No período da construção do palacete, a Avenida Paulista ainda era distante do centro da cidade e o local era utilizado como casa de campo, para o lazer da família, que morava na Rua XV de novembro, no número 60, no centro da cidade, local onde atualmente está estabelecido o Restaurante Bovinu’s.
Em 1909, Alexandre Honoré viajou para a Europa para tratamento da saúde e resolveu alugar o casarão. A família Burle Marx alugou a mansão. Na época, o casal esperava o quarto filho, que nasceu na Villa Fortunata, e viria a ser Roberto Burle Marx, o paisagista mais reconhecido e celebrado do Brasil.
Em 1913, o Sr. Thiollier faleceu em Paris, e como era seu desejo, foi trazido para ser sepultado no Cemitério da Consolação. Depois da saída da família Burle Marx, que foi morar no Rio de Janeiro em 1913, o filho, René Thiollier, passou a residir no casarão e viveu lá até a sua morte em 1968.
Paulistano, René Thiollier, nasceu numa travessa da Praça da Sé, no centro de São Paulo, no dia 29 de janeiro de 1882. Formou-se advogado na Faculdade do Largo São Francisco. Casou-se em 1910 com Sylvia Teixeira de Carvalho, sua prima, com que teve dois filhos: Maria Nazareth e Alexandre.
Intelectual e escritor, colaborou com inúmeros jornais e revistas, tais como “Diário Popular”, a “Gazeta”, a edição paulista do “Jornal do Comércio”, o “Correio Paulistano”, o “O Estado de São Paulo”, a “Revista do Brasil”, a “Cigarra”, etc. Em 1906, foi fundador com Júlio Prestes da Revista “A Musa”. Seu trabalho foi muito bem recebido e festejado à época.
Foi membro e secretário da Academia Paulista de Letras, ocupando a cadeira número 12, além de fundador e diretor da Revista da Academia por mais de 15 anos. Em 1919, em sua faceta de ator, representou no Teatro Municipal, o “Contratador de Diamantes” de Afonso Arinos e, em seguida, com Goffredo da Silva Telles e Aguiar d’ Andrada, a peça “A Ceia dos Cardeais”, de Júlio Dantas.
Ficou muito conhecido por ter sido um dos principais mecenas da importante Semana de Arte Moderna de 1922. Como empresário, foi ele que alugou o Teatro Municipal para sua realização. Na época, os jovens modernistas necessitavam de apoio político e financeiro e para cobrir essas necessidades surgiram mecenas como René Thiollier, além de Paulo Prado, Dª. Olívia Penteado e outros.

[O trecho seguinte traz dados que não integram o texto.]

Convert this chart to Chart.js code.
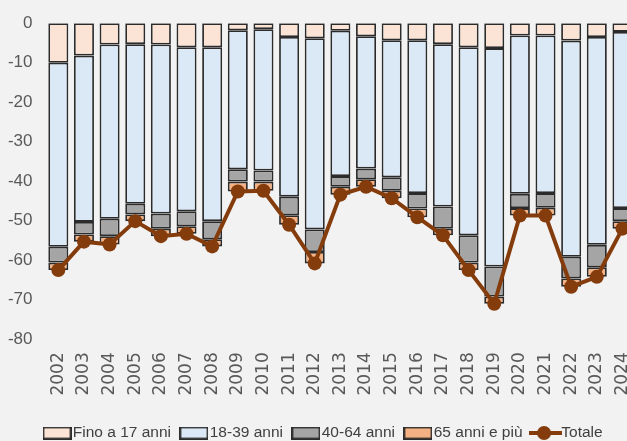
<!DOCTYPE html>
<html lang="it">
<head>
<meta charset="utf-8">
<title>Saldo per classe di età</title>
<script src="https://cdn.jsdelivr.net/npm/chart.js@4.4.1/dist/chart.umd.min.js"></script>
<style>
    html, body { margin: 0; padding: 0; background: #f2f2f2; overflow: hidden; }
    #wrap { width: 656px; height: 441px; }
</style>
</head>
<body>
<div id="wrap"><canvas id="chart" width="656" height="441"></canvas></div>
<script>
// ===================================
// DATA
// ===================================

const years = ['2002', '2003', '2004', '2005', '2006', '2007', '2008', '2009', '2010', '2011', '2012',
    '2013', '2014', '2015', '2016', '2017', '2018', '2019', '2020', '2021', '2022', '2023', '2024'];

const fino17 = [-10.0, -8.2, -5.4, -5.3, -5.4, -6.1, -6.1, -1.8, -1.5, -3.5, -3.8,
    -1.9, -3.3, -4.3, -4.3, -5.3, -6.1, -6.3, -3.1, -3.1, -4.4, -3.5, -2.2];
const anni18_39 = [-46.6, -42.1, -44.1, -40.4, -42.8, -41.5, -44.0, -35.2, -35.8, -40.4, -48.4,
    -36.8, -33.5, -34.7, -38.7, -41.1, -47.6, -55.3, -40.1, -39.9, -54.7, -52.6, -44.6];
const anni40_64 = [-4.0, -3.2, -4.4, -2.7, -3.8, -3.8, -4.6, -3.1, -2.8, -4.7, -5.7,
    -2.7, -2.7, -3.4, -3.9, -5.6, -6.9, -7.6, -3.6, -3.7, -5.5, -5.7, -3.3];
const anni65 = [-1.9, -1.8, -2.1, -1.7, -1.9, -1.9, -1.8, -2.5, -2.3, -2.4, -2.9,
    -2.0, -1.9, -1.9, -2.2, -1.7, -1.9, -1.8, -1.9, -2.0, -2.1, -2.4, -1.9];
const totale = [-62.5, -55.3, -56.0, -50.1, -53.9, -53.3, -56.5, -42.6, -42.4, -51.0, -60.8,
    -43.4, -41.4, -44.3, -49.1, -53.7, -62.5, -71.0, -48.7, -48.7, -66.7, -64.2, -52.0];

const yMin = -80;
const yMax = 0;
const yStep = 10;

// ===================================
// STYLE
// ===================================

const colors = {
    fino17: '#fbe4d5',
    anni18: '#dbe8f5',
    anni40: '#a5a5a5',
    anni65: '#f4b183',
    totale: '#843c0c',
    edge: '#2b2b2b',
    text: '#595959'
};

const sansFont = "'Liberation Sans', Arial, sans-serif";

// legend swatches drawn on small canvases
function boxSwatch(fill) {
    const c = document.createElement('canvas');
    c.width = 29;
    c.height = 13;
    const g = c.getContext('2d');
    g.fillStyle = fill;
    g.fillRect(0, 0, 29, 13);
    g.strokeStyle = colors.edge;
    g.lineWidth = 1.8;
    g.strokeRect(0.9, 0.9, 27.2, 11.2);
    return c;
}

function lineSwatch(color) {
    const c = document.createElement('canvas');
    c.width = 33;
    c.height = 16;
    const g = c.getContext('2d');
    g.strokeStyle = color;
    g.lineWidth = 4;
    g.beginPath();
    g.moveTo(0, 8);
    g.lineTo(33, 8);
    g.stroke();
    g.fillStyle = color;
    g.beginPath();
    g.arc(15, 8, 7, 0, Math.PI * 2);
    g.fill();
    return c;
}

const swatches = [
    boxSwatch(colors.fino17),
    boxSwatch(colors.anni18),
    boxSwatch(colors.anni40),
    boxSwatch(colors.anni65),
    lineSwatch(colors.totale)
];

// move the legend row so it starts under the plot area
const legendShift = {
    id: 'legendShift',
    afterLayout(chart) {
        chart.legend.left += 34;
        chart.legend.right += 34;
    }
};

function barSet(label, data, color) {
    return {
        label: label,
        data: data,
        backgroundColor: color,
        borderColor: colors.edge,
        borderWidth: 1.8,
        borderSkipped: false,
        barPercentage: 0.78,
        categoryPercentage: 1,
        stack: 'eta',
        order: 1
    };
}

// ===================================
// CHART
// ===================================

new Chart(document.getElementById('chart').getContext('2d'), {
    type: 'bar',
    data: {
        labels: years,
        datasets: [
            barSet('Fino a 17 anni', fino17, colors.fino17),
            barSet('18-39 anni', anni18_39, colors.anni18),
            barSet('40-64 anni', anni40_64, colors.anni40),
            barSet('65 anni e più', anni65, colors.anni65),
            {
                type: 'line',
                label: 'Totale',
                data: totale,
                borderColor: colors.totale,
                backgroundColor: colors.totale,
                borderWidth: 4,
                pointRadius: 7,
                pointHoverRadius: 7,
                pointBorderWidth: 0,
                pointBackgroundColor: colors.totale,
                tension: 0,
                stack: 'tot',
                order: 0
            }
        ]
    },
    plugins: [legendShift],
    options: {
        responsive: false,
        animation: false,
        layout: { padding: { left: 0, right: 5, top: 20, bottom: -9.75 } },
        scales: {
            x: {
                stacked: true,
                afterFit: scale => { scale.height = 71; },
                grid: { display: false, drawTicks: false },
                border: { display: false },
                ticks: {
                    autoSkip: false,
                    minRotation: 90,
                    maxRotation: 90,
                    padding: 13,
                    color: colors.text,
                    font: { family: "'DejaVu Sans', sans-serif", size: 17 }
                }
            },
            y: {
                stacked: true,
                min: yMin,
                max: yMax,
                afterFit: scale => { scale.width = 45.5; },
                grid: { display: false, drawTicks: false },
                border: { display: false },
                ticks: {
                    stepSize: yStep,
                    padding: 13,
                    color: colors.text,
                    font: { family: sansFont, size: 17 }
                }
            }
        },
        plugins: {
            tooltip: { enabled: false },
            legend: {
                position: 'bottom',
                align: 'start',
                labels: {
                    usePointStyle: true,
                    pointStyleWidth: 16,
                    boxHeight: 13,
                    padding: 15,
                    color: '#404040',
                    font: { family: sansFont, size: 15.5 },
                    sort: (a, b) => a.datasetIndex - b.datasetIndex,
                    generateLabels: chart => {
                        const items = Chart.defaults.plugins.legend.labels.generateLabels(chart);
                        items.forEach(it => { it.pointStyle = swatches[it.datasetIndex]; });
                        return items;
                    }
                }
            }
        }
    }
});
</script>
</body>
</html>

Segundo o blog Idea, René Thiollier “deu uma contribuição enorme a essa terra em que nasceu e que amou tanto: São Paulo e (..) teve um papel fundamental para que a Semana de Arte Moderna em 1922 acontecesse.
Muitas vezes, na Villa Fortunata, René promovia jantares e saraus, frequentados por artistas e intelectuais, como Mário de Andrade, Oswald de Andrade, Anita Malfatti, Guilherme de Almeida, Menotti Del Picchia, Monteiro Lobato que foi casado com Purezinha, prima direta do proprietário da casa, e muitos nomes que produziram a Semana da Arte Moderna e que fizeram parte da história paulista.
Em 1930, Júlio Prestes, Presidente do Brasil, convidou René para chanceler e, nesta ocasião, participou da Revolução Constitucionalista de 1932, sendo organizador do Batalhão de homens de 30 a 50 anos, chamado de Liga da Defesa Paulista.
Muito versátil, ele também foi um dos empresários que participou da fundação do TBC – Teatro Brasileiro de Comédia no dia 11 de outubro de 1948. O paulista de coração faleceu em sua casa, a antiga casa de campo dos Thiolliers, a Villa Fortunata, aos 24 de outubro de 1968. Na sua vida, a fidelidade foi uma constante: foi fiel a si mesmo, fiel a seus ancestrais, fiel a São Paulo, que tanto amou.
Segundo o site Migalhas, foi escrito “um amoroso artigo de Alexandre Thiollier sobre o seu pai René Thiollier. A preciosidade textual está em uma separata da Revista da Academia Paulista de Letras, doada à biblioteca de Migalhas em 2004 pelo advogado Alexandre Thiollier Filho”.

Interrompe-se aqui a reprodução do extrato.